Dass diese offiziell freiwillig gezahlten, inoffiziell von den Parteien aber oft mit Nachdruck eingeforderten Abgaben in den Eigenfinanzierungsanteil eingerechnet werden, ist schon lange umstritten, wird dabei doch öffentliches Geld vervielfacht.

Außerdem ist nicht offensichtlich, wie sie die Verwurzelung einer Partei in der Gesellschaft abbilden. Die Piraten missfällt die Regel aber vor allem, weil sie ihre Rechte auf Chancengleichheit im politischen Wettbewerb verletzt sieht: So viele Mandatsträger hat sie einfach noch nicht.

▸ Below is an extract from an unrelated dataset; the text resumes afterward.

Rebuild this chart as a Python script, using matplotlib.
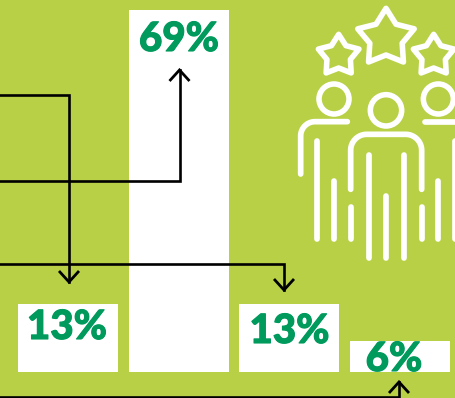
import numpy as np
import matplotlib
matplotlib.use('Agg')
import matplotlib.pyplot as plt
import matplotlib.patheffects as pe
from matplotlib.patches import Circle, Polygon

# chart values
shares = [13, 69, 13, 6]
labels = ['13%', '69%', '13%', '6%']

BG = '#B8D045'
GREEN = '#009A5D'
W, H = 455, 398

fig = plt.figure(figsize=(W / 100, H / 100), dpi=100, facecolor=BG)

# bars live in their own axes, percent on y
ax = fig.add_axes([0, 0, 1, 1], facecolor=BG)
ax.bar(range(len(shares)), shares, width=0.9036, color='white', linewidth=0)
ax.set_xlim(-0.614, 3.497)
ax.set_ylim(-4.956, 70.9)
ax.axis('off')

# overlay in pixel units for connectors, labels and the icon
ov = fig.add_axes([0, 0, 1, 1], facecolor='none')
ov.set_xlim(0, W)
ov.set_ylim(H, 0)
ov.axis('off')

# (start y, x of the turn, arrow tip y)
connectors = [(94.5, 69, 282), (180.5, 179.5, 70), (264, 284, 290), (396.5, 399, 382)]
for y0, xt, tip in connectors:
    ov.plot([0, xt, xt], [y0, y0, tip], color='black', lw=1.9, solid_joinstyle='miter')
    d = 11 if tip > y0 else -11
    ov.plot([xt - 10, xt, xt + 10], [tip - d, tip, tip - d], color='black', lw=2.0,
            solid_joinstyle='miter', solid_capstyle='butt')

# value labels, x centre and baseline
label_pos = [(67, 339), (179, 51), (289.5, 343), (394, 371)]
for txt, (x, y) in zip(labels, label_pos):
    ov.text(x, y, txt, ha='center', va='baseline', color=GREEN, fontsize=29,
            family='Lato', fontweight='black',
            path_effects=[pe.withStroke(linewidth=0.8, foreground=GREEN)])


# icon helpers, coordinates are given on a 3x grid offset by 290 px
def ix(v):
    return 290 + np.asarray(v, dtype=float) / 3


def iy(v):
    return np.asarray(v, dtype=float) / 3


def stroke(xs, ys):
    ov.plot(ix(xs), iy(ys), color='white', lw=4.1, solid_capstyle='round',
            solid_joinstyle='round')


def arc(cx, cy, r, a0, a1):
    t = np.radians(np.linspace(a0, a1, 20))
    return cx + r * np.cos(t), cy + r * np.sin(t)


def star(cx, cy, R, r):
    ang = np.radians(-90 + 36 * np.arange(10))
    rad = np.where(np.arange(10) % 2 == 0, R, r)
    pts = np.column_stack([ix(cx + rad * np.cos(ang)), iy(cy + rad * np.sin(ang))])
    ov.add_patch(Polygon(pts, closed=True, fill=False, edgecolor='white', lw=4.0,
                         joinstyle='round'))


star(288, 114, 89, 51)
star(146, 167, 64, 37)
star(431, 167, 64, 37)

for cx, cy, r in [(132, 297, 45), (288, 331, 47), (445, 297, 45)]:
    ov.add_patch(Circle((ix(cx), iy(cy)), r / 3, fill=False, edgecolor='white', lw=4.0))

# left figure
ax_, ay_ = arc(75, 408, 43, 180, 270)
stroke(np.r_[32, ax_, 172], np.r_[522, ay_, 365])
for x, y0, y1 in [(82, 424, 718), (132, 542, 718), (182, 622, 718)]:
    stroke([x, x], [y0, y1])

# centre figure
lx, ly = arc(230, 451, 48, 180, 270)
rx, ry = arc(347, 451, 48, 270, 360)
stroke(np.r_[182, lx, rx, 395], np.r_[568, ly, ry, 568])
for x, y0, y1 in [(236, 465, 775), (288, 588, 775), (342, 465, 775)]:
    stroke([x, x], [y0, y1])

# right figure runs off the edge
stroke([405, 520], [365, 365])
for x, y0, y1 in [(395, 622, 718), (445, 542, 718), (495, 424, 718)]:
    stroke([x, x], [y0, y1])

fig.savefig('out.png', dpi=100, facecolor=BG)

Und auf kommunaler Ebene sind Abgaben bei den Piraten bisher unüblich.

Auch die 50-Prozent-Grenze hält Nerz für fragwürdig. "Es ist wichtig, dass sekundäre Finanzierungen eingerechnet werden", sagt er. Gemeint sind: Zuschüsse für die parteinahen Stiftungen und die Landtags- und Bundestagsfraktionen, von denen die großen Parteien profitieren: Auch wenn deren Arbeit nach dem Gesetz streng von der Partei getrennt werden muss, sind sie doch Think-Tanks, die Inhalte für den politischen Diskurs vorbereiten können.

Am Donnerstagabend wollte der Vorstand der Piraten über die Klage beraten, die sich gegen die jüngste Gesetzesänderung vom August 2011 wendet. Schon am Mittwoch, 23. Februar, soll die Klage deshalb eingereicht werden.